[start of Data segment]

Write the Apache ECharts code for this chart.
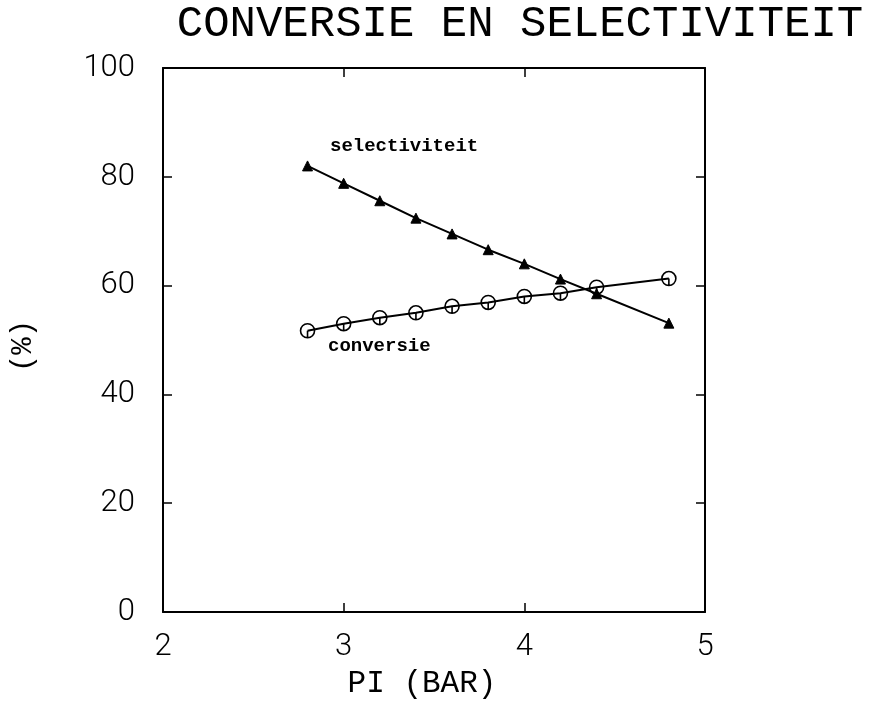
<!DOCTYPE html>
<html>
<head>
<meta charset="utf-8">
<script src="https://cdn.jsdelivr.net/npm/echarts@6/dist/echarts.min.js"></script>
<style>
  html, body { margin: 0; padding: 0; background: #fff; }
  #chart { width: 878px; height: 705px; }
</style>
</head>
<body>
<div id="chart"></div>
<script>
// Pressure PI (bar) at each measurement
const pressure = [2.8, 3.0, 3.2, 3.4, 3.6, 3.8, 4.0, 4.2, 4.4, 4.8];
// Selectivity (%) per pressure
const selectiviteit = [82.0, 78.8, 75.6, 72.4, 69.5, 66.6, 64.0, 61.2, 58.5, 53.1];
// Conversion (%) per pressure
const conversie = [51.7, 53.0, 54.1, 55.0, 56.2, 56.9, 58.0, 58.6, 59.7, 61.3];

const titleText = 'CONVERSIE EN SELECTIVITEIT';
const xName = 'PI (BAR)';
const yName = '(%)';

const chart = echarts.init(document.getElementById('chart'), null, { renderer: 'canvas' });

const tickFont = { fontFamily: 'Roboto', fontSize: 31, fontWeight: 300, color: '#000' };
const frameLine = { show: true, onZero: false, lineStyle: { color: '#000', width: 2 } };
const innerTick = { show: true, inside: true, length: 9, lineStyle: { color: '#000', width: 1.5 } };

function pairs(xs, ys) { return xs.map((x, i) => [x, ys[i]]); }

// circle with a short vertical stroke in its lower half
const circleMark = 'path://M10,0A10,10,0,1,1,-10,0A10,10,0,1,1,10,0ZM0,0L0,10';

chart.setOption({
  animation: false,
  backgroundColor: '#fff',
  grid: { left: 163, right: 173, top: 68, bottom: 93, containLabel: false },
  xAxis: [
    {
      type: 'value', position: 'bottom', min: 2, max: 5, interval: 1,
      axisLine: frameLine, axisTick: innerTick, splitLine: { show: false },
      axisLabel: Object.assign({ margin: 20 }, tickFont)
    },
    {
      type: 'value', position: 'top', min: 2, max: 5, interval: 1,
      axisLine: frameLine, axisTick: innerTick, splitLine: { show: false },
      axisLabel: { show: false }
    }
  ],
  yAxis: [
    {
      type: 'value', position: 'left', min: 0, max: 100, interval: 20,
      axisLine: frameLine, axisTick: innerTick, splitLine: { show: false },
      axisLabel: Object.assign({ margin: 28 }, tickFont)
    },
    {
      type: 'value', position: 'right', min: 0, max: 100, interval: 20,
      axisLine: frameLine, axisTick: innerTick, splitLine: { show: false },
      axisLabel: { show: false }
    }
  ],
  series: [
    {
      name: 'selectiviteit', type: 'line',
      data: pairs(pressure, selectiviteit),
      symbol: 'triangle', symbolSize: 10,
      lineStyle: { color: '#000', width: 2 },
      itemStyle: { color: '#000', borderColor: '#000', borderWidth: 1 },
      z: 3
    },
    {
      name: 'conversie', type: 'line',
      data: pairs(pressure, conversie),
      symbol: circleMark, symbolSize: 14, symbolKeepAspect: true,
      lineStyle: { color: '#000', width: 2 },
      itemStyle: { color: 'rgba(0,0,0,0)', borderColor: '#000', borderWidth: 1.6 },
      z: 4
    }
  ],
  graphic: [
    {
      type: 'text', x: 520, y: 24,
      style: { text: titleText, font: '44px "Liberation Mono"', fill: '#000',
               textAlign: 'center', textVerticalAlign: 'middle' }
    },
    {
      type: 'text', x: 422, y: 684,
      style: { text: xName, font: '31px "Liberation Mono"', fill: '#000',
               textAlign: 'center', textVerticalAlign: 'middle' }
    },
    {
      type: 'text', x: 23, y: 346, rotation: Math.PI / 2,
      style: { text: yName, font: '29px "Liberation Mono"', fill: '#000',
               textAlign: 'center', textVerticalAlign: 'middle' }
    },
    {
      type: 'text', x: 330, y: 146,
      style: { text: 'selectiviteit', font: 'bold 19px "Liberation Mono"', fill: '#000',
               textAlign: 'left', textVerticalAlign: 'middle' }
    },
    {
      type: 'text', x: 328, y: 346,
      style: { text: 'conversie', font: 'bold 19px "Liberation Mono"', fill: '#000',
               textAlign: 'left', textVerticalAlign: 'middle' }
    }
  ]
});
</script>
</body>
</html>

[end of Data segment]

* _Exercise details_
Write out an exact copy of the listing, first line through the line containing "function pairs(xs, ys)", with the pictures left out.

* _The result_
Write the Apache ECharts code for this chart.
<!DOCTYPE html>
<html>
<head>
<meta charset="utf-8">
<script src="https://cdn.jsdelivr.net/npm/echarts@6/dist/echarts.min.js"></script>
<style>
  html, body { margin: 0; padding: 0; background: #fff; }
  #chart { width: 878px; height: 705px; }
</style>
</head>
<body>
<div id="chart"></div>
<script>
// Pressure PI (bar) at each measurement
const pressure = [2.8, 3.0, 3.2, 3.4, 3.6, 3.8, 4.0, 4.2, 4.4, 4.8];
// Selectivity (%) per pressure
const selectiviteit = [82.0, 78.8, 75.6, 72.4, 69.5, 66.6, 64.0, 61.2, 58.5, 53.1];
// Conversion (%) per pressure
const conversie = [51.7, 53.0, 54.1, 55.0, 56.2, 56.9, 58.0, 58.6, 59.7, 61.3];

const titleText = 'CONVERSIE EN SELECTIVITEIT';
const xName = 'PI (BAR)';
const yName = '(%)';

const chart = echarts.init(document.getElementById('chart'), null, { renderer: 'canvas' });

const tickFont = { fontFamily: 'Roboto', fontSize: 31, fontWeight: 300, color: '#000' };
const frameLine = { show: true, onZero: false, lineStyle: { color: '#000', width: 2 } };
const innerTick = { show: true, inside: true, length: 9, lineStyle: { color: '#000', width: 1.5 } };

function pairs(xs, ys) { return xs.map((x, i) => [x, ys[i]]); }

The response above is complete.